One of the most penetrating portraitists of the seventeenth century, Philippe de Champaigne brought his observations of real people into religious paintings, giving them a down-to-earth quality. Here, the central focus is the aged face of Elizabeth, as she affectionately greets her younger cousin, the Virgin Mary. According to the Gospel of Luke, both women were pregnant—Elizabeth with John the Baptist and Mary with Jesus. For Christians, their meeting symbolized the transition from the Old Law to the New Law of Christianity.
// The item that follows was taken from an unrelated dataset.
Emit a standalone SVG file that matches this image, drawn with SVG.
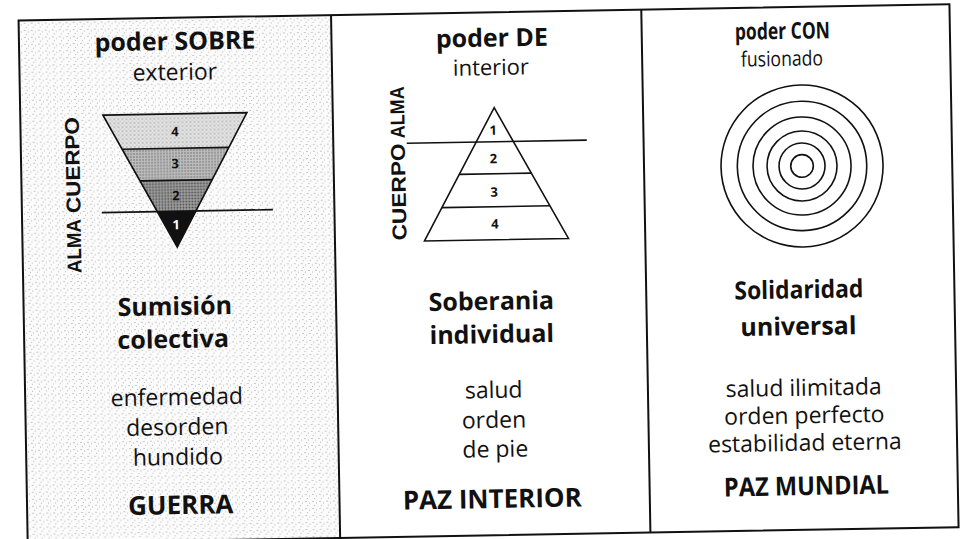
<svg xmlns="http://www.w3.org/2000/svg" width="960" height="539" viewBox="0 0 960 539">
  <defs>
    <pattern id="stipple" patternUnits="userSpaceOnUse" width="7" height="7">
      <rect width="7" height="7" fill="#fbfbfb"/>
      <circle cx="1" cy="1.5" r="0.6" fill="#8a8a8a"/>
      <circle cx="4.5" cy="3" r="0.5" fill="#9a9a9a"/>
      <circle cx="2.5" cy="5.5" r="0.5" fill="#a0a0a0"/>
    </pattern>
    <pattern id="stip4" patternUnits="userSpaceOnUse" width="4" height="4">
      <rect width="4" height="4" fill="#e4e4e4"/>
      <circle cx="1" cy="1" r="0.7" fill="#888"/>
      <circle cx="3" cy="3" r="0.5" fill="#999"/>
    </pattern>
    <pattern id="stip3" patternUnits="userSpaceOnUse" width="3" height="3">
      <rect width="3" height="3" fill="#bdbdbd"/>
      <circle cx="1" cy="1" r="0.8" fill="#6a6a6a"/>
    </pattern>
    <pattern id="stip2" patternUnits="userSpaceOnUse" width="3" height="3">
      <rect width="3" height="3" fill="#a0a0a0"/>
      <circle cx="1.5" cy="1.5" r="0.9" fill="#4a4a4a"/>
    </pattern>
  </defs>
  <style>
    .frame { fill: none; stroke: #111; stroke-width: 2; }
    .line { fill: none; stroke: #111; stroke-width: 1.6; }
    .hb { font-family: "Open Sans", "Noto Sans", sans-serif; font-weight: 700; font-size: 25px; fill: #111; text-anchor: middle; }
    .bb { font-family: "Open Sans", "Noto Sans", sans-serif; font-weight: 700; font-size: 26px; fill: #111; text-anchor: middle; }
    .rg { font-family: "Open Sans", "Noto Sans", sans-serif; font-weight: 400; font-size: 23px; fill: #111; text-anchor: middle; }
    .vt { font-family: "Liberation Sans", Arial, sans-serif; font-weight: 700; font-size: 20px; fill: #111; text-anchor: start; }
    .num { font-family: "Open Sans", "Noto Sans", sans-serif; font-weight: 700; font-size: 13px; fill: #111; text-anchor: middle; }
    .white { fill: #ffffff; }
  </style>
  <rect width="960" height="539" fill="#ffffff"/>
  <g transform="rotate(-1 480 270)">
    <rect x="23" y="12.5" width="312.5" height="523" fill="url(#stipple)"/>

    <g id="panel-sobre">
      <text class="hb" x="179" y="44.7">poder SOBRE</text>
      <text class="rg" x="178.3" y="74.7">exterior</text>
      <polygon points="105.7,108.6 249.7,108.6 231.1,143 124.3,143" fill="url(#stip4)"/>
      <polygon points="124.3,143 231.1,143 213.8,175 141.6,175" fill="url(#stip3)"/>
      <polygon points="141.6,175 213.8,175 197,206 158.4,206" fill="url(#stip2)"/>
      <polygon points="158.4,206 197,206 177.7,241.7" fill="#111"/>
      <polygon class="line" points="105.7,108.6 249.7,108.6 177.7,241.7"/>
      <line class="line" x1="124.3" y1="143" x2="231.1" y2="143"/>
      <line class="line" x1="141.6" y1="175" x2="213.8" y2="175"/>
      <line class="line" x1="103" y1="206" x2="274" y2="206"/>
      <text class="num" x="177.4" y="131">4</text>
      <text class="num" x="177" y="163">3</text>
      <text class="num" x="177.3" y="195">2</text>
      <text class="num white" x="177" y="224">1</text>
      <text class="vt" transform="translate(81.5 266) rotate(-90)" textLength="54" lengthAdjust="spacingAndGlyphs">ALMA</text>
      <text class="vt" transform="translate(81.5 206) rotate(-90)" textLength="96" lengthAdjust="spacingAndGlyphs">CUERPO</text>
      <text class="hb" x="174.2" y="309.7">Sumisión</text>
      <text class="hb" x="172" y="342.6">colectiva</text>
      <text class="rg" x="174.6" y="399.7">enfermedad</text>
      <text class="rg" x="174.6" y="429.7">desorden</text>
      <text class="rg" x="174.6" y="459.7">hundido</text>
      <text class="bb" x="176.7" y="508.8">GUERRA</text>
    </g>

    <g id="panel-de">
      <text class="hb" x="495.9" y="46.9">poder DE</text>
      <text class="rg" x="494.5" y="75.3" style="font-size:22px">interior</text>
      <polygon class="line" points="497,108 569,240 425,240"/>
      <line class="line" x1="409" y1="142" x2="589" y2="142"/>
      <line class="line" x1="461" y1="174" x2="533" y2="174"/>
      <line class="line" x1="443" y1="207" x2="551" y2="207"/>
      <text class="num" x="495.7" y="135">1</text>
      <text class="num" x="495.3" y="163.5">2</text>
      <text class="num" x="495.4" y="197">3</text>
      <text class="num" x="495.8" y="228.6">4</text>
      <text class="vt" transform="translate(407 137) rotate(-90)" textLength="52" lengthAdjust="spacingAndGlyphs">ALMA</text>
      <text class="vt" transform="translate(407 239) rotate(-90)" textLength="97" lengthAdjust="spacingAndGlyphs">CUERPO</text>
      <text class="hb" x="490.8" y="310.2">Soberania</text>
      <text class="hb" x="490.7" y="343.2">individual</text>
      <text class="rg" x="491.6" y="398.2">salud</text>
      <text class="rg" x="491.4" y="428.2">orden</text>
      <text class="rg" x="492.2" y="457.3">de pie</text>
      <text class="bb" x="488.3" y="508.2">PAZ INTERIOR</text>
    </g>

    <g id="panel-con">
      <text class="hb" x="786.5" y="44.3" textLength="95" lengthAdjust="spacingAndGlyphs" style="font-size:23px">poder CON</text>
      <text class="rg" x="785.6" y="71.3" textLength="82" lengthAdjust="spacingAndGlyphs" style="font-size:21px">fusionado</text>
      <g fill="none" stroke="#111" stroke-width="1.6">
        <circle cx="803.8" cy="171.6" r="81"/>
        <circle cx="803.8" cy="171.6" r="64.7"/>
        <circle cx="803.8" cy="171.6" r="49"/>
        <circle cx="803.8" cy="171.6" r="35"/>
        <circle cx="803.8" cy="171.6" r="23"/>
        <circle cx="803.8" cy="171.6" r="11.3"/>
      </g>
      <text class="hb" x="798.5" y="303.9" textLength="129" lengthAdjust="spacingAndGlyphs">Solidaridad</text>
      <text class="hb" x="797.4" y="340.6">universal</text>
      <text class="rg" x="801.6" y="401.4">salud ilimitada</text>
      <text class="rg" x="801.8" y="429">orden perfecto</text>
      <text class="rg" x="801.8" y="456.4">estabilidad eterna</text>
      <text class="bb" x="802.6" y="500.7" textLength="165" lengthAdjust="spacingAndGlyphs">PAZ MUNDIAL</text>
    </g>

    <g id="frame">
      <rect class="frame" x="23" y="12.5" width="931" height="523"/>
      <line class="frame" x1="335.5" y1="12.5" x2="335.5" y2="535.5"/>
      <line class="frame" x1="645.8" y1="12.5" x2="645.8" y2="535.5"/>
    </g>
  </g>
</svg>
Born in Brussels, Champaigne was one of the key artists working in seventeenth-century France; in his work for Cardinal Richelieu he established a style based on rationalism and directness, qualities which also mark his celebrated portraiture. His mature paintings display an understated, cool clarity that is characteristic of the French baroque and also appeals to modern viewers. This recent acquisition makes its debut in the museum’s baroque art gallery today.

The Visitation, ca. 1643, Philippe de Champaigne, Flemish, active in France, 1602-1674, oil on canvas, 44 1/4 x 38 1/2 in., Partial and promised gift of the Barney A. Ebsworth Collection, 2011.12. Photo: Wildenstein Gallery. Now on view in the European art galleries, fourth floor, SAM downtown.